Ahmad, Abu Dawud, An-Nasa`i, Ibnu Majah, dan Daraquthni meriwayatkan dari hadis ‘Abdul Hamid bin Ja’far Al-Anshari dari kakeknya: Bahwa kakeknya masuk Islam sementara istrinya tidak mau masuk Islam. Lalu dia datang membawa anaknya yang masih kecil belum balig. Perawi berkata: Nabi shallallahu ‘alaihi wa sallam mendudukkan si ayah di sini dan si ibu di sini. Kemudian memberikan pilihan kepada si anak dan berdoa, “Ya Allah, berilah petunjuk kepadanya.” Lalu si anak bergerak menuju tempat ayahnya.[6]
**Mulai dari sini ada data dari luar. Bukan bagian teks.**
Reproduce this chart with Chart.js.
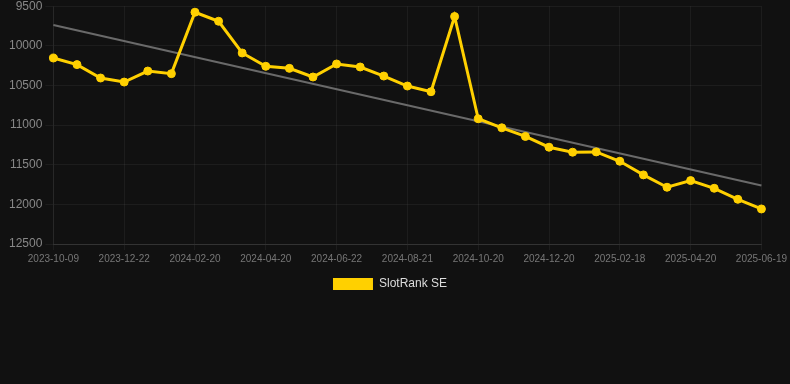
<!DOCTYPE html>
<html>
<head>
<meta charset="utf-8">
<script src="https://cdn.jsdelivr.net/npm/chart.js@4/dist/chart.umd.min.js"></script>
<style>
  html, body { margin: 0; padding: 0; background: #111111; overflow: hidden; }
  #wrap { width: 790px; height: 304px; margin-top: -4px; position: relative; }
</style>
</head>
<body>
<div id="wrap"><canvas id="c"></canvas></div>
<script>
const labels = [
  '2023-10-09','2023-11-02','2023-11-27','2023-12-22','2024-01-11','2024-01-31',
  '2024-02-20','2024-03-11','2024-03-31','2024-04-20','2024-05-11','2024-06-01',
  '2024-06-22','2024-07-12','2024-08-01','2024-08-21','2024-09-10','2024-09-30',
  '2024-10-20','2024-11-09','2024-11-30','2024-12-20','2025-01-09','2025-01-29',
  '2025-02-18','2025-03-10','2025-03-31','2025-04-20','2025-05-10','2025-05-30',
  '2025-06-19'
];
const rankValues = [
  10154, 10237, 10406, 10457, 10318, 10351,
  9576, 9690, 10090, 10258, 10284, 10393,
  10229, 10267, 10381, 10507, 10579, 9630,
  10920, 11034, 11143, 11279, 11342, 11338,
  11456, 11628, 11784, 11700, 11797, 11936,
  12058
];
const trendStart = 9736;
const trendEnd = 11763;
const yTicks = [9500, 10000, 10500, 11000, 11500, 12000, 12500];

const trendValues = labels.map((_, i) => i === 0 ? trendStart : (i === labels.length - 1 ? trendEnd : null));

new Chart(document.getElementById('c'), {
  type: 'line',
  data: {
    labels: labels,
    datasets: [
      {
        label: 'SlotRank SE',
        data: rankValues,
        borderColor: '#FFD000',
        backgroundColor: '#FFD000',
        borderWidth: 3,
        pointRadius: 4,
        pointBorderWidth: 1,
        pointBackgroundColor: '#FFD000',
        pointBorderColor: '#FFD000',
        tension: 0,
        order: 1
      },
      {
        label: 'trend',
        data: trendValues,
        spanGaps: true,
        borderColor: '#6a6a6a',
        backgroundColor: '#6a6a6a',
        borderWidth: 2,
        pointRadius: 0,
        pointHoverRadius: 0,
        tension: 0,
        order: 2
      }
    ]
  },
  options: {
    responsive: true,
    maintainAspectRatio: false,
    animation: false,
    layout: { padding: { left: 6, right: 16, top: 0, bottom: 0 } },
    plugins: {
      legend: {
        position: 'bottom',
        labels: {
          color: '#dddddd',
          font: { family: 'Liberation Sans, Arial, sans-serif', size: 12 },
          boxWidth: 40,
          boxHeight: 12,
          filter: (item) => item.text !== 'trend',
          generateLabels: (chart) => {
            const items = Chart.defaults.plugins.legend.labels.generateLabels(chart);
            items.forEach(it => { it.lineWidth = 0; it.strokeStyle = 'rgba(0,0,0,0)'; });
            return items;
          }
        }
      },
      tooltip: { enabled: false }
    },
    scales: {
      x: {
        offset: false,
        grid: { color: 'rgba(255,255,255,0.05)', tickLength: 6 },
        border: { color: 'rgba(255,255,255,0.1)' },
        ticks: {
          autoSkip: false,
          maxRotation: 0,
          padding: 3,
          color: '#777777',
          font: { family: 'Liberation Sans, Arial, sans-serif', size: 10 },
          callback: function (value, index) {
            return index % 3 === 0 ? labels[index] : null;
          }
        }
      },
      y: {
        reverse: true,
        min: yTicks[0],
        max: yTicks[yTicks.length - 1],
        afterBuildTicks: (axis) => { axis.ticks = yTicks.map(v => ({ value: v })); },
        grid: { color: 'rgba(255,255,255,0.05)', tickLength: 8 },
        border: { color: 'rgba(255,255,255,0.05)' },
        ticks: {
          color: '#888888',
          font: { family: 'Liberation Sans, Arial, sans-serif', size: 12 },
          callback: (v) => String(v)
        }
      }
    }
  }
});
</script>
</body>
</html>
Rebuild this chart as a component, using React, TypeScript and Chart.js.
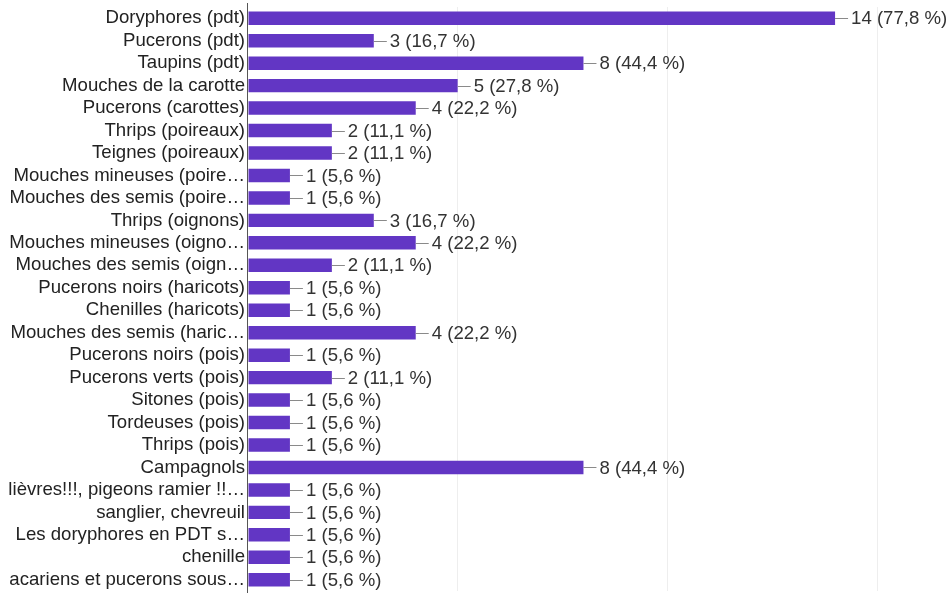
import React, { useEffect, useRef } from "react";
import { Chart, registerables } from "chart.js";

Chart.register(...registerables);

const categories = [
  "Doryphores (pdt)",
  "Pucerons (pdt)",
  "Taupins (pdt)",
  "Mouches de la carotte",
  "Pucerons (carottes)",
  "Thrips (poireaux)",
  "Teignes (poireaux)",
  "Mouches mineuses (poire…",
  "Mouches des semis (poire…",
  "Thrips (oignons)",
  "Mouches mineuses (oigno…",
  "Mouches des semis (oign…",
  "Pucerons noirs (haricots)",
  "Chenilles (haricots)",
  "Mouches des semis (haric…",
  "Pucerons noirs (pois)",
  "Pucerons verts (pois)",
  "Sitones (pois)",
  "Tordeuses (pois)",
  "Thrips (pois)",
  "Campagnols",
  "lièvres!!!, pigeons ramier !!…",
  "sanglier, chevreuil",
  "Les doryphores en PDT s…",
  "chenille",
  "acariens et pucerons sous…",
];

const counts = [14, 3, 8, 5, 4, 2, 2, 1, 1, 3, 4, 2, 1, 1, 4, 1, 2, 1, 1, 1, 8, 1, 1, 1, 1, 1];

const percentLabels = [
  "77,8 %", "16,7 %", "44,4 %", "27,8 %", "22,2 %", "11,1 %", "11,1 %", "5,6 %", "5,6 %",
  "16,7 %", "22,2 %", "11,1 %", "5,6 %", "5,6 %", "22,2 %", "5,6 %", "11,1 %", "5,6 %",
  "5,6 %", "5,6 %", "44,4 %", "5,6 %", "5,6 %", "5,6 %", "5,6 %", "5,6 %",
];

const xTickValues = [0, 5, 10, 15];

const FONT = "'Liberation Sans', Arial, Helvetica, sans-serif";
const FONT_SIZE = 18.6;

const valueLabelPlugin = {
  id: "valueLabels",
  afterDatasetsDraw(chart: any) {
    const ctx = chart.ctx;
    const meta = chart.getDatasetMeta(0);
    ctx.save();
    meta.data.forEach((bar: any, i: number) => {
      const x = bar.x;
      const y = bar.y;
      ctx.strokeStyle = "#8a8a8a";
      ctx.lineWidth = 1;
      ctx.beginPath();
      ctx.moveTo(x, Math.round(y) + 0.5);
      ctx.lineTo(x + 13, Math.round(y) + 0.5);
      ctx.stroke();
      ctx.fillStyle = "#333333";
      ctx.font = `${FONT_SIZE}px ${FONT}`;
      ctx.textAlign = "left";
      ctx.textBaseline = "middle";
      ctx.fillText(`${counts[i]} (${percentLabels[i]})`, x + 16, y + 1);
    });
    const left = chart.chartArea.left;
    ctx.strokeStyle = "#555555";
    ctx.lineWidth = 1;
    ctx.beginPath();
    ctx.moveTo(left - 0.5, 3);
    ctx.lineTo(left - 0.5, chart.height);
    ctx.stroke();
    ctx.restore();
  },
};

export default function App() {
  const canvasRef = useRef<HTMLCanvasElement | null>(null);

  useEffect(() => {
    document.body.style.margin = "0";
    const canvas = canvasRef.current;
    if (!canvas) return;
    const chart = new Chart(canvas, {
      type: "bar",
      data: {
        labels: categories,
        datasets: [
          {
            data: counts,
            backgroundColor: "#6236c4",
            borderWidth: 0,
            barPercentage: 0.6,
            categoryPercentage: 1,
          },
        ],
      },
      options: {
        indexAxis: "y",
        animation: false,
        responsive: true,
        maintainAspectRatio: false,
        layout: { padding: { top: 7, bottom: 2, right: 72, left: 0 } },
        plugins: {
          legend: { display: false },
          tooltip: { enabled: false },
        },
        scales: {
          x: {
            min: 0,
            max: 15,
            afterBuildTicks: (scale: any) => {
              scale.ticks = xTickValues.map((v) => ({ value: v }));
            },
            afterFit: (scale: any) => {
              scale.height = 0;
              scale.paddingLeft = 0;
              scale.paddingRight = 0;
              scale.paddingTop = 0;
              scale.paddingBottom = 0;
            },
            ticks: { display: false },
            grid: {
              drawTicks: false,
              color: (c: any) => (c.tick && c.tick.value === 0 ? "rgba(0,0,0,0)" : "#eeeeee"),
            },
            border: { display: false },
          },
          y: {
            afterFit: (scale: any) => {
              scale.width = 248;
              scale.paddingTop = 0;
              scale.paddingBottom = 0;
              scale.paddingLeft = 0;
              scale.paddingRight = 0;
            },
            ticks: {
              autoSkip: false,
              padding: 3,
              color: "#222222",
              font: { family: FONT, size: FONT_SIZE },
            },
            grid: { display: false, drawTicks: false },
            border: { display: false },
          },
        },
      },
      plugins: [valueLabelPlugin],
    });
    return () => chart.destroy();
  }, []);

  return (
    <div style={{ position: "fixed", left: 0, top: 0, width: 949, height: 593, background: "#fff" }}>
      <canvas ref={canvasRef} />
    </div>
  );
}
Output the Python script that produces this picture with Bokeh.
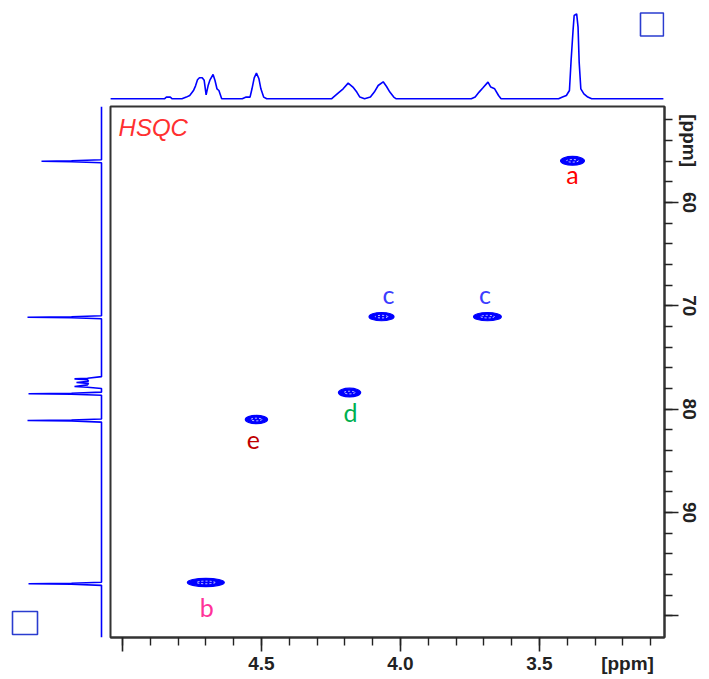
import math
from bokeh.plotting import figure
from bokeh.layouts import column, row
from bokeh.models import Range1d, FixedTicker, CustomJSTickFormatter, ColumnDataSource, LinearAxis
from bokeh.core.properties import value
from bokeh.embed import file_html
from bokeh.resources import INLINE

# ---------------- data ----------------
# 2D HSQC cross peaks (F2 = 1H ppm, F1 = 13C ppm)
peak_labels = ["a", "b", "c", "c", "d", "e"]
peak_h_ppm = [3.381, 4.700, 4.068, 3.687, 4.183, 4.518]
peak_c_ppm = [55.96, 96.77, 71.04, 71.04, 78.39, 81.00]
peak_h_width = [0.086, 0.133, 0.090, 0.100, 0.080, 0.080]
peak_c_width = [0.85, 0.80, 0.80, 0.80, 0.85, 0.80]
label_colors = ["#ff0000", "#ff3399", "#3c3cff", "#3c3cff", "#00b050", "#c00000"]

# 1H projection trace (ppm, intensity)
top_ppm = [5.044, 4.849, 4.842, 4.828, 4.821, 4.786, 4.770, 4.758, 4.745, 4.737,
           4.730, 4.723, 4.713, 4.706, 4.699, 4.692, 4.685, 4.674, 4.667, 4.660,
           4.653, 4.643, 4.569, 4.555, 4.541, 4.534, 4.526, 4.518, 4.509, 4.502,
           4.492, 4.481, 4.248, 4.241, 4.220, 4.206, 4.188, 4.171, 4.157, 4.146,
           4.129, 4.108, 4.094, 4.080, 4.062, 4.050, 4.038, 4.024, 4.015, 3.745,
           3.731, 3.717, 3.703, 3.685, 3.675, 3.661, 3.647, 3.638, 3.431, 3.417,
           3.403, 3.392, 3.386, 3.379, 3.375, 3.366, 3.361, 3.357, 3.351, 3.340,
           3.326, 3.312, 3.054]
top_int = [0, 0, 1.7, 1.7, 0, 0, 1.7, 3.3, 8, 13,
           19, 21, 21, 18.5, 4, 13, 19, 24.3, 18.3, 10,
           8.3, 0, 0, 1.7, 1.7, 10, 21, 25.7, 20, 10,
           1.7, 0, 0, 1.7, 6.7, 10, 15.7, 11.7, 6.7, 1.7,
           0, 1.7, 6.7, 13.3, 17, 12.3, 6.7, 1.7, 0, 0,
           1.7, 6.7, 11, 16.7, 11.7, 10, 3.3, 0, 0, 1.7,
           3.3, 8.3, 38.3, 68.3, 83.3, 85, 71.7, 36.7, 10, 5,
           1.7, 0, 0]

# 13C projection trace (ppm, intensity)
left_ppm = [50.7,
            55.85, 55.95, 56.00, 56.05, 56.15,
            70.95, 71.05, 71.10, 71.15, 71.25,
            76.85, 77.00, 77.07, 77.15, 77.30, 77.42, 77.50, 77.65, 77.80, 77.88, 78.00,
            78.35, 78.45, 78.50, 78.55, 78.65,
            80.95, 81.05, 81.10, 81.15, 81.25,
            96.75, 96.85, 96.90, 96.95, 97.05,
            102.1]
left_int = [0,
            0, 30, 60, 30, 0,
            0, 30, 74, 30, 0,
            0, 14, 27, 14, 13, 25, 13, 14, 27, 14, 0,
            0, 30, 73, 30, 0,
            0, 30, 74, 30, 0,
            0, 30, 73, 30, 0,
            0]

# axis ticks and tick labels
x_major = [5.0, 4.5, 4.0, 3.5]
x_minor = [5.0, 4.9, 4.8, 4.7, 4.6, 4.5, 4.4, 4.3, 4.2, 4.1, 4.0,
           3.9, 3.8, 3.7, 3.6, 3.5, 3.4, 3.3, 3.2, 3.1]
x_label_pos = [4.5, 4.0, 3.5, 3.183]
x_labels = ["4.5", "4.0", "3.5", "[ppm]"]
y_major = [60, 70, 80, 90, 100]
y_minor = [52, 54, 56, 58, 60, 62, 64, 66, 68, 70, 72, 74, 76, 78, 80,
           82, 84, 86, 88, 90, 92, 94, 96, 98, 100]
y_label_pos = [54, 60, 70, 80, 90]
y_labels = ["[ppm]", "60", "70", "80", "90"]

# ---------------- styling ----------------
BLUE = "#0000ff"
BOX_BLUE = "#2a3ccf"
AX = "#333333"
TXT = "#222222"

x_rng = Range1d(5.043, 3.05)
y_rng = Range1d(102.1, 50.7)

LOOKUP = ("const i = pos.findIndex(t => Math.abs(t - tick) < 1e-6);"
          "return i >= 0 ? labels[i] : '';")

# main 2D panel
main = figure(width=597, height=573, x_range=x_rng, y_range=y_rng,
              output_backend="svg", toolbar_location=None,
              x_axis_location="below", y_axis_location="right",
              min_border=0, min_border_left=2, min_border_right=41,
              min_border_top=2, min_border_bottom=40)
main.grid.visible = False
main.outline_line_color = AX
main.outline_line_width = 2
main.background_fill_color = "white"
main.border_fill_color = "white"

# tick-only axes (frame side)
for ax in (main.xaxis[0], main.yaxis[0]):
    ax.axis_line_color = AX
    ax.axis_line_width = 2
    ax.major_tick_line_color = TXT
    ax.major_tick_line_width = 1.6
    ax.minor_tick_line_color = TXT
    ax.minor_tick_line_width = 1.4
    ax.major_tick_in = 0
    ax.major_tick_out = 14
    ax.minor_tick_in = 0
    ax.minor_tick_out = 8
    ax.major_label_text_font_size = "0px"
    ax.major_label_standoff = 0
    ax.formatter = CustomJSTickFormatter(code="return '';")
main.xaxis[0].ticker = FixedTicker(ticks=x_major, minor_ticks=x_minor)
main.yaxis[0].ticker = FixedTicker(ticks=y_major, minor_ticks=y_minor)

# label-only axes (outer side)
def label_axis(pos, labels, standoff, orientation):
    ax = LinearAxis(ticker=FixedTicker(ticks=pos, minor_ticks=[]),
                    formatter=CustomJSTickFormatter(args=dict(pos=pos, labels=labels), code=LOOKUP))
    ax.axis_line_color = None
    ax.major_tick_line_color = None
    ax.minor_tick_line_color = None
    ax.major_tick_in = 0
    ax.major_tick_out = 0
    ax.minor_tick_in = 0
    ax.minor_tick_out = 0
    ax.major_label_standoff = standoff
    ax.major_label_text_font = "Liberation Sans"
    ax.major_label_text_font_style = "bold"
    ax.major_label_text_font_size = "19px"
    ax.major_label_text_color = TXT
    ax.major_label_orientation = orientation
    return ax

main.add_layout(label_axis(x_label_pos, x_labels, 1, "horizontal"), "below")
main.add_layout(label_axis(y_label_pos, y_labels, 0, "vertical"), "right")

src = ColumnDataSource(dict(x=peak_h_ppm, y=peak_c_ppm, w=peak_h_width, h=peak_c_width,
                            lab=peak_labels, col=label_colors,
                            iw=[v * 0.5 for v in peak_h_width],
                            dx=[0, 1, 7, -2.5, 1, -3],
                            dy=[12.7, 25, -22.3, -23, 19, 20]))
main.ellipse(x="x", y="y", width="w", height="h", source=src,
             fill_color=BLUE, line_color=BLUE, line_width=1.2)
main.ellipse(x="x", y="y", width="iw", height=0.25, source=src,
             fill_color=None, line_color="white", line_width=0.8, line_dash="2 2")
main.text(x="x", y="y", text="lab", source=src, text_color="col",
          x_offset="dx", y_offset="dy",
          text_font=value("Lato"), text_font_size="25px",
          text_align="center", text_baseline="alphabetic")

main.text(x=[5.014], y=[52.75], text=["HSQC"], text_color="#ff3030",
          text_font=value("Liberation Sans"), text_font_style="italic",
          text_font_size="24px", text_align="left", text_baseline="alphabetic")

# top 1H projection
top = figure(width=705, height=104, x_range=x_rng, y_range=Range1d(-5.7, 98.3),
             output_backend="svg", toolbar_location=None,
             x_axis_location=None, y_axis_location=None,
             min_border=0, min_border_left=110, min_border_right=41,
             min_border_top=0, min_border_bottom=0)
top.grid.visible = False
top.outline_line_color = None
top.line(top_ppm, top_int, line_color=BLUE, line_width=1.6)
top.rect(x=[3.095], y=[74.3], width=23, height=23, width_units="screen",
         height_units="screen", fill_color=None, line_color=BOX_BLUE, line_width=1.6)

# left 13C projection
left = figure(width=108, height=573, x_range=Range1d(101, -7), y_range=y_rng,
              output_backend="svg", toolbar_location=None,
              x_axis_location=None, y_axis_location=None,
              min_border=0, min_border_left=0, min_border_right=0,
              min_border_top=2, min_border_bottom=40)
left.grid.visible = False
left.outline_line_color = None
left.line(left_int, left_ppm, line_color=BLUE, line_width=1.6)
left.rect(x=[76.5], y=[100.7], width=25, height=23, width_units="screen",
          height_units="screen", fill_color=None, line_color=BOX_BLUE, line_width=1.6)

layout = column(top, row(left, main))
open("out.html", "w").write(file_html(layout, INLINE))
وَأَمَّا كَوۡنُهُ يَكۡفُلُهُ مَنۡ كَانَ لَهُ فِي كَفَالَتِهِ مَصۡلَحَةٌ إِذَا لَمۡ يُوجَدۡ، فَلِكَوۡنِهِ مُحۡتَاجًا إِلَى ذٰلِكَ، وَلَمۡ يُوجَدۡ مَنۡ لَهُ فِي ذٰلِكَ حَقٌّ بِنَصِّ الشَّرۡعِ، فَكَانَتِ الۡمَصۡلَحَةُ مُعۡتَبَرَةً فِي مَصۡلَحَةِ بَدَنِهِ كَمَا اعۡتُبِرَتۡ فِي مَالِهِ، وَقَدۡ دَلَّتۡ عَلَى ذٰلِكَ الۡأَدِلَّةُ الۡوَارِدَةُ فِي أَمۡوَالِ الۡيَتَامَى مِنَ الۡكِتَابِ وَالسُّنَّةِ.
Adapun perihal bahwa yang mengurusnya adalah orang yang bisa memberikan maslahat kepadanya ketika mengurusinya apabila tidak didapati (orang tuanya), maka berdasarkan kebutuhan si anak terhadap hal itu sementara sudah tidak didapati orang yang berhak terhadapnya dalam pengurusan itu berdasarkan nas syariat. Maka, maslahat adalah yang menjadi patokan, dalam maslahat badannya sebagaimana maslahat hartanya. Yang menunjukkan akan hal itu adalah dalil-dalil yang datang tentang harta-harta anak yatim dari Alquran dan Sunah.

[1] HR. Abu Dawud nomor 2276 dan Ahmad 2/182.
[3] Lihat catatan kaki sebelumnya.
[4] HR. Ibnu Majah nomor 2351, At-Tirmidzi nomor 1357, dan Ahmad dalam Musnad 2/246.
[6] HR. Abu Dawud nomor 2244, Ibnu Majah nomor 2352, dan Ahmad dalam Musnad 5/446.